Actually, there is an explanation for this and it is quite easy to "hide".
Lines 263-267 of serialize.h:
Code: Select all
inline void writeF1000(u8 *data, f32 i)
{
assert(i >= F1000_MIN && i <= F1000_MAX);
writeS32(data, i * FIXEDPOINT_FACTOR);
}
The assert above crashes the game.
But I see no reason for using "assert" because of the lines 35-43 of serialize.h:
// 0x7FFFFFFF / 1000.0f is not serializable.
// The limited float precision at this magnitude may cause the result to round
// to a greater value than can be represented by a 32 bit integer when increased
// by a factor of FIXEDPOINT_FACTOR. As a result, [F1000_MIN..F1000_MAX] does
// not represent the full range, but rather the largest safe range, of values on
// all supported architectures.

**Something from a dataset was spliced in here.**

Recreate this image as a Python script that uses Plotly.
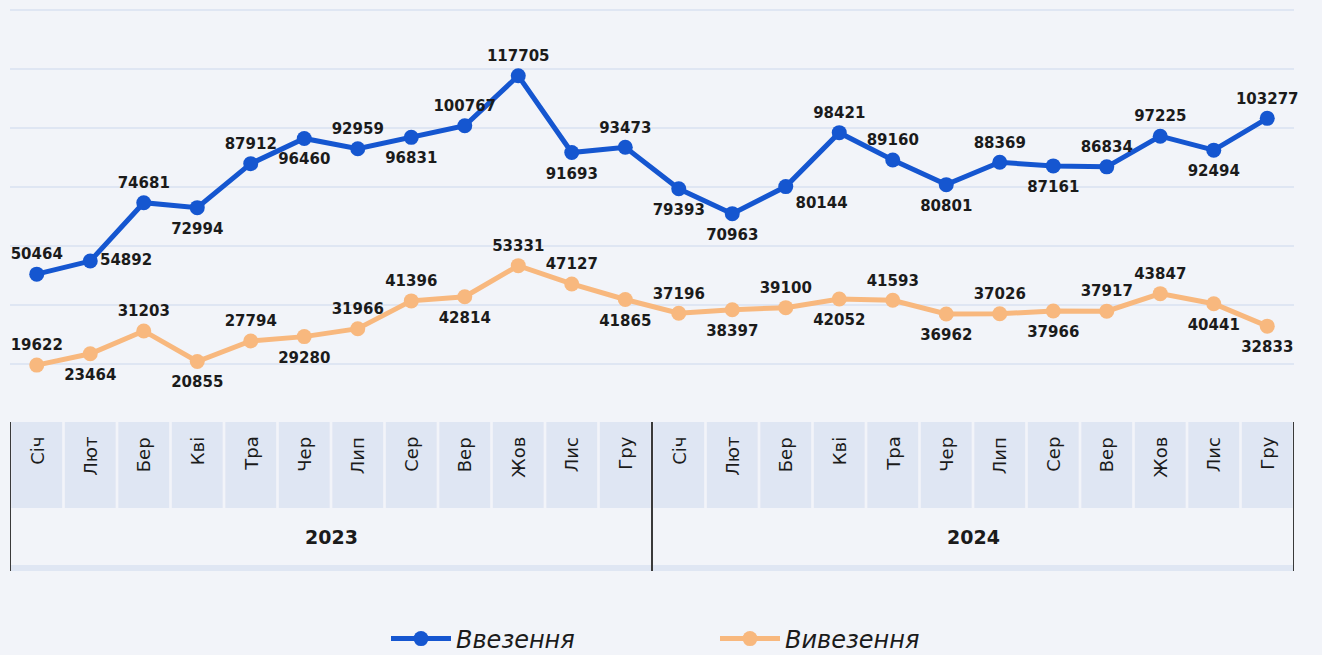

Note: This definition makes assumptions on
// platform float-to-int conversion behavior.
#define F1000_MIN ((float)(s32)((-0x7FFFFFFF - 1) / FIXEDPOINT_FACTOR))
#define F1000_MAX ((float)(s32)((0x7FFFFFFF) / FIXEDPOINT_FACTOR))
So, the game *knows* there may be values outside the range, but uses assert instead of a simple check nevertheless.
That results in a crash instead of error/warning.
Thus, the first step would be to change the code above to throw warning/error instead of asserting the range.
The second step would be to ensure that there's no numbers smaller than F1000_MIN or bigger that F1000_MAX in your Lua code.
BTW, that assertion is something that was added quite recently (a month or so) as Magichet does not contain that check and I've seen no consequences yet.
(I hope, me mentioning MCG won't be treated as the ads of sorts yet another time. My intentions are pure "comparative" and "bug-tracking").